Pero si un aficionado al haiku hubiera tenido que describir a Antonio Zoido, probablemente habría dicho que es el quejío multidisciplinar. El llanto transversal. El cofre de la memoria de la tierra. Zoido tiene la llave del recuerdo como Mairena tenía la del cante y es, literalmente, un andaluz de bandera. No es, o no aparenta ser, un hombre melancólico ni enredado en las hebras de ningún pasado. Porque, como buen historiador que es, sabe que si uno mira demasiado hacia atrás corre el riesgo de convertirse en estatua de sal, que es el material del que están hechas las ruinas, los dogmas y las lágrimas.

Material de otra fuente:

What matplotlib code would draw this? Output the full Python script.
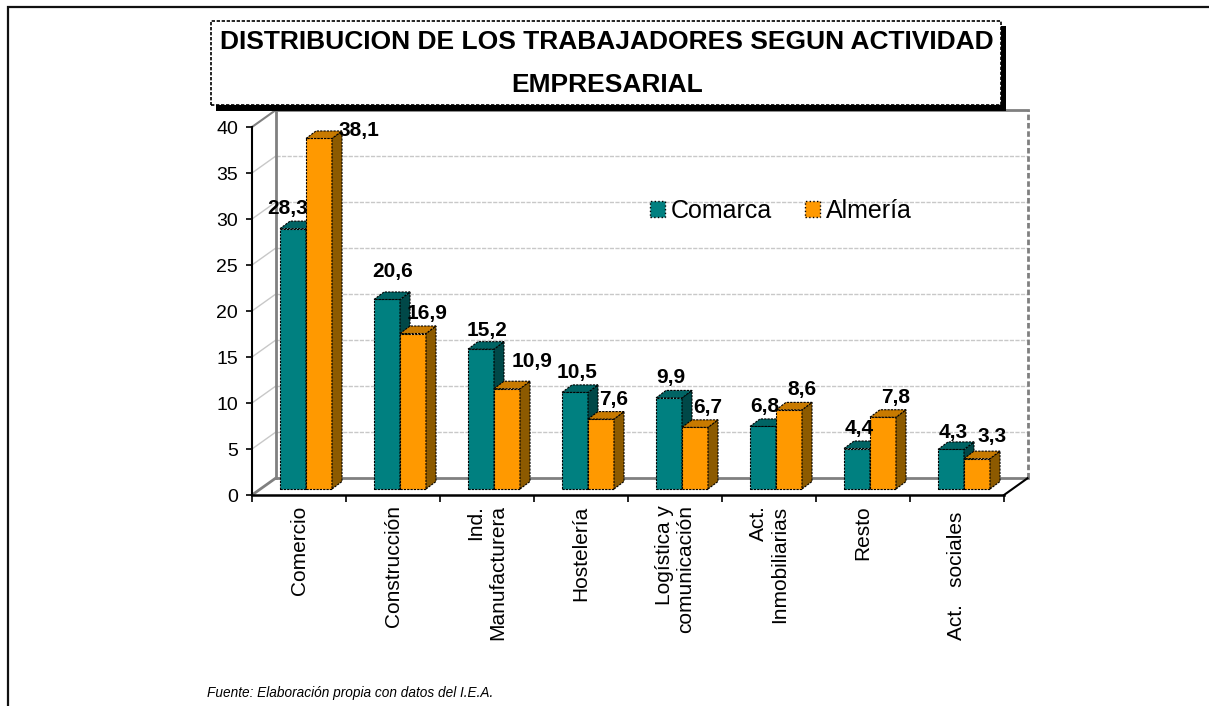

Pero sí es un señor al que no le pasa por el gaznate la rosca de las verdades oficiales ni de los estereotipos embusteros, en particular cuando se refieren a Andalucía y sus vicisitudes, asuntos en los que siempre encuentra un pico de alfombra que levantar para que se vea lo que hay debajo: él tiene la lista de todas las deudas, de todos los oprobios, de todos los robos, de todas las traiciones y deslealtades, de todas las reescrituras canallas de la historia.

El otro día, hablando de su nueva responsabilidad al frente del acontecimiento cultural más importante de Sevilla, comentaba dos cosas: una, que mucho tiempo lo mismo no se lleva ahí, entre que la cita cumple años de dos en dos y él, que va por los 73, los hace de uno en uno. Pero también decía, con cierto vibrato de ilusión y siguiendo una idea que le insufló Dorantes, que le gustaría llevar la Bienal al Puerto de Sevilla, allí, entre las grúas, ahora que viene la conmemoración de la primera vuelta al mundo. De momento, la gran novedad y el nuevo paisaje del flamenco hispalense es el propio Antonio Zoido, que sabe ser, si se tercia, saeta, martinete, seguiriya, alegría, soleá, taranto y fandango. Es un hombre todavía enamorado: de la vida, del arte, de Marruecos, del sur, del teatro, del cante, de la ópera, de los libros, de la inquietud misma, del campo, de la libertad, de los gitanos, de las fiestas de Sevilla, de la Semana Santa, de los rincones con algo que contar, de tascas y tendidos, del piano que nunca tuvo. De los parques, claro está. De encontrarse a sus amigos en una esquina y pararse a conversar aunque sea un momento. Y a partir de ahora, de los años contados de dos en dos. Que es el nuevo compás con el que pasa la vida.